▶ _Exercise brief_:
Restate the listing below word for word, omitting any images.

══════════

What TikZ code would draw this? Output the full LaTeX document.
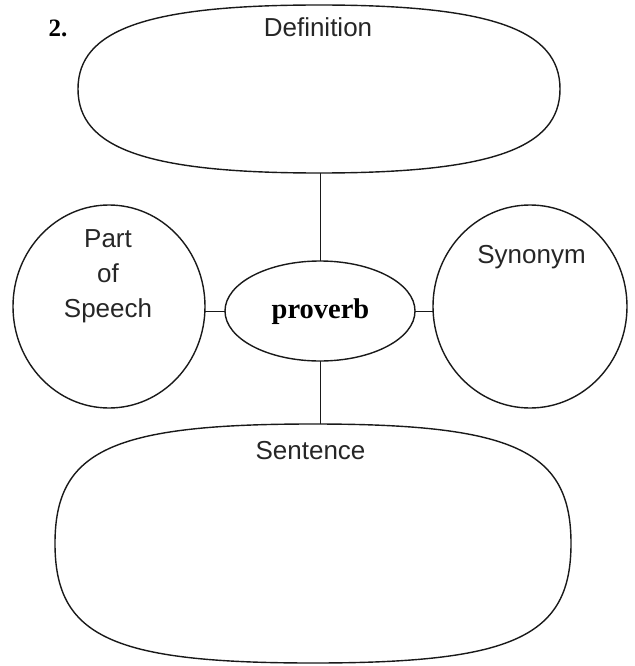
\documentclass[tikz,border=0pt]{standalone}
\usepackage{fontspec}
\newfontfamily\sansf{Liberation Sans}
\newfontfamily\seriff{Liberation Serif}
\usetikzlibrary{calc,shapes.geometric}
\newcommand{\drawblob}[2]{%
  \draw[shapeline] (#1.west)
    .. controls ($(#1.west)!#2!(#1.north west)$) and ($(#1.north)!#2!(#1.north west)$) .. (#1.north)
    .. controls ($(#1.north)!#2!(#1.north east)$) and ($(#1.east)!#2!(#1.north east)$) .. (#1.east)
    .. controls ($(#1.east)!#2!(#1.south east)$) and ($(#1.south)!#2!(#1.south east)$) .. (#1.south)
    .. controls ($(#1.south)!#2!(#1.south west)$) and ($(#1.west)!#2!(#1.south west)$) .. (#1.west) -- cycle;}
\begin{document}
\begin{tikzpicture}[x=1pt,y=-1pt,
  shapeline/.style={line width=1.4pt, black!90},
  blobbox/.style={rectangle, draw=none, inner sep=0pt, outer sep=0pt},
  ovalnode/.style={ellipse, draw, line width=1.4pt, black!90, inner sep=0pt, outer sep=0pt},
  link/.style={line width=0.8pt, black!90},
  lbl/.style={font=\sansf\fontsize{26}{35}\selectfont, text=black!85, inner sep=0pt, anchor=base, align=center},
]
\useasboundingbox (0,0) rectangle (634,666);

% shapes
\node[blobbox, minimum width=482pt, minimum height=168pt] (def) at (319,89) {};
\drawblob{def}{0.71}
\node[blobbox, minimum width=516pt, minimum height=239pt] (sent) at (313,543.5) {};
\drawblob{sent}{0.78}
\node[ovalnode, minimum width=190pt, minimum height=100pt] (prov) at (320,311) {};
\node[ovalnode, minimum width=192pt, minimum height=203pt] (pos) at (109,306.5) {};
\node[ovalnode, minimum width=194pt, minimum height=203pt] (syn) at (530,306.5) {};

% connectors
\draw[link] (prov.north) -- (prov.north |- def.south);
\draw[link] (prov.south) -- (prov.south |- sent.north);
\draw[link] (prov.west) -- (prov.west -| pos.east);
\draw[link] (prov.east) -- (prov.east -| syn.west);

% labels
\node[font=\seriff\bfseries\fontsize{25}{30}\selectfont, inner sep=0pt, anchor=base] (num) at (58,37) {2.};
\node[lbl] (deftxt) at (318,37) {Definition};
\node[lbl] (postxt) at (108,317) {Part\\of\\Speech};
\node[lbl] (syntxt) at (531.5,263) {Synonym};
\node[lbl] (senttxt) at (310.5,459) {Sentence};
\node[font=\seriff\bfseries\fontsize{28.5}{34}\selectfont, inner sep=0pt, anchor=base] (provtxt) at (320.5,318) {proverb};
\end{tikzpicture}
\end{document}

══════════

▶ _Result of this exercise_:
What TikZ code would draw this? Output the full LaTeX document.
\documentclass[tikz,border=0pt]{standalone}
\usepackage{fontspec}
\newfontfamily\sansf{Liberation Sans}
\newfontfamily\seriff{Liberation Serif}
\usetikzlibrary{calc,shapes.geometric}
\newcommand{\drawblob}[2]{%
  \draw[shapeline] (#1.west)
    .. controls ($(#1.west)!#2!(#1.north west)$) and ($(#1.north)!#2!(#1.north west)$) .. (#1.north)
    .. controls ($(#1.north)!#2!(#1.north east)$) and ($(#1.east)!#2!(#1.north east)$) .. (#1.east)
    .. controls ($(#1.east)!#2!(#1.south east)$) and ($(#1.south)!#2!(#1.south east)$) .. (#1.south)
    .. controls ($(#1.south)!#2!(#1.south west)$) and ($(#1.west)!#2!(#1.south west)$) .. (#1.west) -- cycle;}
\begin{document}
\begin{tikzpicture}[x=1pt,y=-1pt,
  shapeline/.style={line width=1.4pt, black!90},
  blobbox/.style={rectangle, draw=none, inner sep=0pt, outer sep=0pt},
  ovalnode/.style={ellipse, draw, line width=1.4pt, black!90, inner sep=0pt, outer sep=0pt},
  link/.style={line width=0.8pt, black!90},
  lbl/.style={font=\sansf\fontsize{26}{35}\selectfont, text=black!85, inner sep=0pt, anchor=base, align=center},
]
\useasboundingbox (0,0) rectangle (634,666);

% shapes
\node[blobbox, minimum width=482pt, minimum height=168pt] (def) at (319,89) {};
\drawblob{def}{0.71}
\node[blobbox, minimum width=516pt, minimum height=239pt] (sent) at (313,543.5) {};
\drawblob{sent}{0.78}
\node[ovalnode, minimum width=190pt, minimum height=100pt] (prov) at (320,311) {};
\node[ovalnode, minimum width=192pt, minimum height=203pt] (pos) at (109,306.5) {};
\node[ovalnode, minimum width=194pt, minimum height=203pt] (syn) at (530,306.5) {};

% connectors
\draw[link] (prov.north) -- (prov.north |- def.south);
\draw[link] (prov.south) -- (prov.south |- sent.north);
\draw[link] (prov.west) -- (prov.west -| pos.east);
\draw[link] (prov.east) -- (prov.east -| syn.west);

% labels
\node[font=\seriff\bfseries\fontsize{25}{30}\selectfont, inner sep=0pt, anchor=base] (num) at (58,37) {2.};
\node[lbl] (deftxt) at (318,37) {Definition};
\node[lbl] (postxt) at (108,317) {Part\\of\\Speech};
\node[lbl] (syntxt) at (531.5,263) {Synonym};
\node[lbl] (senttxt) at (310.5,459) {Sentence};
\node[font=\seriff\bfseries\fontsize{28.5}{34}\selectfont, inner sep=0pt, anchor=base] (provtxt) at (320.5,318) {proverb};
\end{tikzpicture}
\end{document}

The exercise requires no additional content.